Isfahan’s traffic police chief has insisted women in his central Iranian city are not allowed to obtain motorcycle licenses, in defiance of a court ruling two years ago.
Mohammad Reza Mohammadi told local council-owned Iran Metropolis News Agency (IMNA) on Tuesday that this was his interpretation of Article 20 of Iran’s Law on Investigation of Road Traffic Violations.
The law states that “the issuance of motorcycle licenses for men is the responsibility of the police of the Islamic Republic of Iran”. Mohammadi said: “If both men and women were supposed to be getting licenses, the word ‘men’ would not have been emphasized in the text.”
The soundbite came despite the fact that in August 2019, Iran’s Administrative Court of Justice ordered the Iranian Traffic Police to issue licenses to “qualified” women. The verdict had been issued after a woman living in Isfahan complained that she was eligible to drive a motorcycle, but police were blocking her from obtaining the necessary paperwork.

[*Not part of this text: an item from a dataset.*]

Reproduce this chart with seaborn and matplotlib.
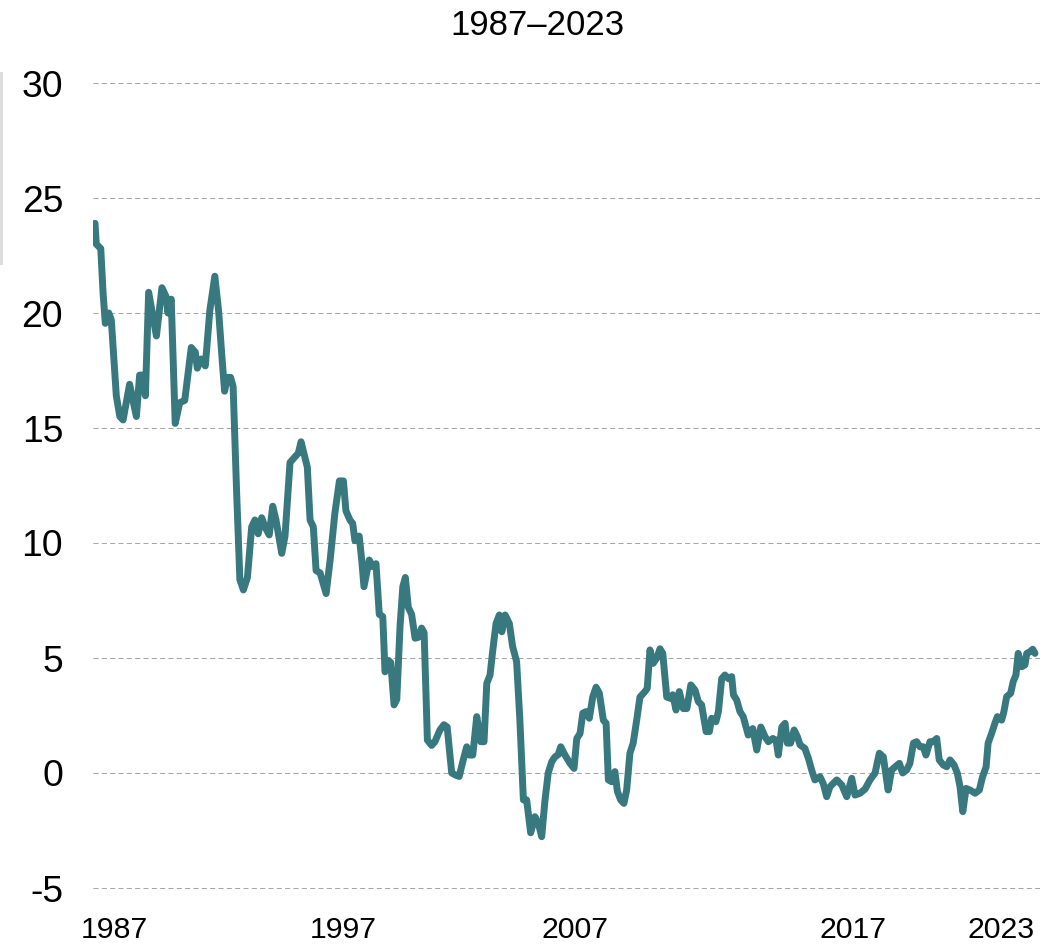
import matplotlib
matplotlib.use("Agg")
import matplotlib.pyplot as plt
from matplotlib.patches import Rectangle
import seaborn as sns
import pandas as pd

# ---- data ----
years = [
    1987.00, 1987.05, 1987.23, 1987.32, 1987.41, 1987.55, 1987.65, 1987.85, 1987.99, 1988.12,
    1988.38, 1988.65, 1988.78, 1988.91, 1989.01, 1989.14, 1989.45, 1989.67, 1989.84, 1989.91,
    1990.04, 1990.20, 1990.38, 1990.58, 1990.84, 1991.00, 1991.08, 1991.24, 1991.40, 1991.58,
    1991.78, 1991.93, 1992.07, 1992.17, 1992.28, 1992.41, 1992.51, 1992.65, 1992.78, 1992.92,
    1993.08, 1993.25, 1993.38, 1993.51, 1993.65, 1993.78, 1993.95, 1994.09, 1994.22, 1994.45,
    1994.58, 1994.78, 1994.98, 1995.11, 1995.22, 1995.31, 1995.47, 1995.58, 1995.71, 1995.82,
    1995.98, 1996.22, 1996.38, 1996.57, 1996.75, 1996.91, 1997.01, 1997.17, 1997.28, 1997.37,
    1997.54, 1997.64, 1997.73, 1997.94, 1998.08, 1998.21, 1998.34, 1998.48, 1998.57, 1998.70,
    1998.80, 1998.93, 1999.04, 1999.17, 1999.28, 1999.38, 1999.50, 1999.63, 1999.77, 1999.90,
    2000.03, 2000.13, 2000.26, 2000.43, 2000.56, 2000.76, 2000.92, 2001.05, 2001.23, 2001.40,
    2001.53, 2001.69, 2001.83, 2001.93, 2002.07, 2002.23, 2002.39, 2002.52, 2002.63, 2002.76,
    2002.87, 2003.00, 2003.13, 2003.23, 2003.36, 2003.53, 2003.66, 2003.82, 2003.95, 2004.09,
    2004.22, 2004.38, 2004.55, 2004.69, 2004.82, 2004.95, 2005.08, 2005.22, 2005.35, 2005.48,
    2005.58, 2005.75, 2005.95, 2006.11, 2006.22, 2006.35, 2006.46, 2006.59, 2006.72, 2006.86,
    2006.99, 2007.12, 2007.28, 2007.39, 2007.48, 2007.61, 2007.74, 2007.84, 2007.97, 2008.10,
    2008.21, 2008.34, 2008.47, 2008.61, 2008.74, 2008.94, 2009.03, 2009.14, 2009.27, 2009.41,
    2009.54, 2009.65, 2009.81, 2009.94, 2010.05, 2010.18, 2010.31, 2010.47, 2010.61, 2010.77,
    2010.94, 2011.07, 2011.20, 2011.38, 2011.51, 2011.60, 2011.77, 2011.87, 2012.00, 2012.13,
    2012.27, 2012.40, 2012.47, 2012.60, 2012.73, 2012.86, 2013.06, 2013.24, 2013.40, 2013.56,
    2013.73, 2013.86, 2014.04, 2014.17, 2014.26, 2014.40, 2014.53, 2014.62, 2014.75, 2014.89,
    2015.02, 2015.13, 2015.32, 2015.46, 2015.59, 2015.72, 2015.92, 2016.05, 2016.19, 2016.32,
    2016.59, 2016.79, 2016.99, 2017.19, 2017.32, 2017.52, 2017.72, 2017.92, 2018.12, 2018.29,
    2018.45, 2018.64, 2018.78, 2018.92, 2019.09, 2019.22, 2019.38, 2019.51, 2019.65, 2019.78,
    2019.91, 2020.04, 2020.15, 2020.31, 2020.44, 2020.58, 2020.68, 2020.84, 2020.98, 2021.11,
    2021.27, 2021.40, 2021.51, 2021.62, 2021.75, 2021.91, 2022.11, 2022.28, 2022.41, 2022.55,
    2022.63, 2022.77, 2022.90, 2023.00, 2023.17, 2023.26, 2023.37, 2023.53, 2023.63, 2023.74,
    2023.83, 2023.97, 2024.10, 2024.17, 2024.30, 2024.41, 2024.50,
]
values = [
    23.9, 23.0, 22.8, 20.9, 19.55, 20.0, 19.7, 16.4, 15.5, 15.35,
    16.9, 15.5, 17.3, 17.3, 16.4, 20.9, 19.0, 21.1, 20.7, 20.0,
    20.6, 15.2, 16.1, 16.2, 18.5, 18.3, 17.6, 18.0, 17.7, 20.1,
    21.6, 20.1, 18.0, 16.6, 17.2, 17.2, 16.8, 12.2, 8.4, 7.96,
    8.5, 10.7, 11.0, 10.4, 11.1, 10.7, 10.35, 11.6, 11.0, 9.55,
    10.3, 13.5, 13.75, 13.9, 14.4, 14.0, 13.3, 11.0, 10.7, 8.8,
    8.7, 7.8, 9.26, 11.3, 12.7, 12.7, 11.4, 11.0, 10.85, 10.1,
    10.3, 9.26, 8.1, 9.26, 8.97, 9.1, 6.9, 6.8, 4.4, 4.9,
    4.8, 2.96, 3.2, 6.4, 8.1, 8.5, 7.2, 6.9, 5.86, 5.9,
    6.3, 6.1, 1.43, 1.2, 1.36, 1.87, 2.1, 2.0, 0.0, -0.1,
    -0.15, 0.57, 1.14, 0.78, 0.78, 2.45, 1.36, 1.36, 3.9, 4.26,
    5.35, 6.5, 6.87, 6.14, 6.87, 6.5, 5.5, 4.84, 2.3, -1.17,
    -1.17, -2.6, -1.9, -2.2, -2.77, -1.2, 0.0, 0.49, 0.7, 0.8,
    1.14, 0.78, 0.42, 0.2, 1.5, 1.72, 2.6, 2.67, 2.38, 3.32,
    3.73, 3.47, 2.3, 2.16, -0.3, -0.38, 0.06, -0.8, -1.17, -1.32,
    -0.74, 0.86, 1.3, 2.3, 3.3, 3.54, 3.68, 5.35, 4.77, 5.0,
    5.4, 5.2, 3.3, 3.25, 3.4, 2.74, 3.54, 2.8, 2.8, 3.83,
    3.6, 3.1, 2.96, 1.8, 1.8, 2.38, 2.23, 2.67, 4.1, 4.26,
    4.1, 4.19, 3.4, 3.17, 2.67, 2.45, 1.65, 1.93, 1.0, 2.0,
    1.58, 1.36, 1.5, 1.43, 0.78, 2.0, 2.16, 1.3, 1.3, 1.87,
    1.58, 1.22, 1.07, 0.64, 0.13, -0.3, -0.16, -0.45, -1.03, -0.6,
    -0.3, -0.52, -1.03, -0.23, -0.96, -0.88, -0.7, -0.3, 0.0, 0.86,
    0.7, -0.74, 0.13, 0.27, 0.42, 0.0, 0.13, 0.42, 1.3, 1.36,
    1.14, 1.14, 0.78, 1.36, 1.36, 1.5, 0.57, 0.35, 0.27, 0.57,
    0.35, 0.0, -0.6, -1.68, -0.67, -0.74, -0.88, -0.74, -0.16, 0.27,
    1.3, 1.72, 2.16, 2.45, 2.3, 2.67, 3.32, 3.47, 3.97, 4.26,
    5.2, 4.62, 4.7, 5.2, 5.27, 5.38, 5.2,
]
y_ticks = [-5, 0, 5, 10, 15, 20, 25, 30]
y_tick_labels = ["-5", "0", "5", "10", "15", "20", "25", "30"]
x_tick_pos = [1987.76, 1996.89, 2006.15, 2017.24, 2023.14]
x_tick_labels = ["1987", "1997", "2007", "2017", "2023"]
title = "1987\u20132023"

# ---- styling ----
sns.set_theme(style="white")
plt.rcParams["font.family"] = ["Liberation Sans", "DejaVu Sans"]

LINE_COLOR = "#38787f"
GRID_COLOR = "#a6a6a6"

W, H = 1060, 950
fig = plt.figure(figsize=(W / 100, H / 100), dpi=100)
ax = fig.add_axes([93 / W, 50.5 / H, (1040 - 93) / W, 828 / H])

df = pd.DataFrame({"year": years, "value": values})
sns.lineplot(data=df, x="year", y="value", ax=ax, color=LINE_COLOR,
             linewidth=5.0, sort=False, estimator=None, zorder=3)
for ln in ax.lines:
    ln.set_solid_joinstyle("round")
    ln.set_solid_capstyle("round")

ax.set_xlim(1986.92, 2024.70)
ax.set_ylim(-5.5, 30.5)
ax.set_yticks(y_ticks)
ax.set_yticklabels(y_tick_labels)
ax.set_xticks(x_tick_pos)
ax.set_xticklabels(x_tick_labels)
ax.set_xlabel("")
ax.set_ylabel("")

for s in ax.spines.values():
    s.set_visible(False)

ax.yaxis.grid(True, color=GRID_COLOR, linewidth=0.75, linestyle=(0, (4.8, 3.2)), zorder=0)
ax.xaxis.grid(False)
ax.set_axisbelow(True)

ax.tick_params(axis="y", length=0, pad=21.5, labelsize=26.8, labelcolor="black")
ax.tick_params(axis="x", length=0, pad=12, labelsize=21.8, labelcolor="black")

fig.text(537.5 / W, 1 - 35 / H, title, ha="center", va="baseline",
         fontsize=25, color="black")

fig.add_artist(Rectangle((0, 1 - 265 / H), 3 / W, 193 / H,
                         transform=fig.transFigure, color="#dddddd", lw=0))

fig.savefig("out.png", dpi=100, facecolor="white")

The judgment noted that the way that particular law had been written differed from Article 22 of the Law on Transportation and Transit of Foreign Goods, which states without qualification that police are “responsible for issuing driving licenses in the territory of the Islamic Republic of Iran.” Police have since appealed the ruling, while the Court’s own PR department admitted it had been “inconclusive”.
The interview with Mohammad Reza Mohammadi fell on the same day as it emerged women in the city of Mashhad are no longer able to access the city’s shared, public bicycles via a mobile phone app. Female app users are now directed by an automated message to one of the city’s women-only public parks.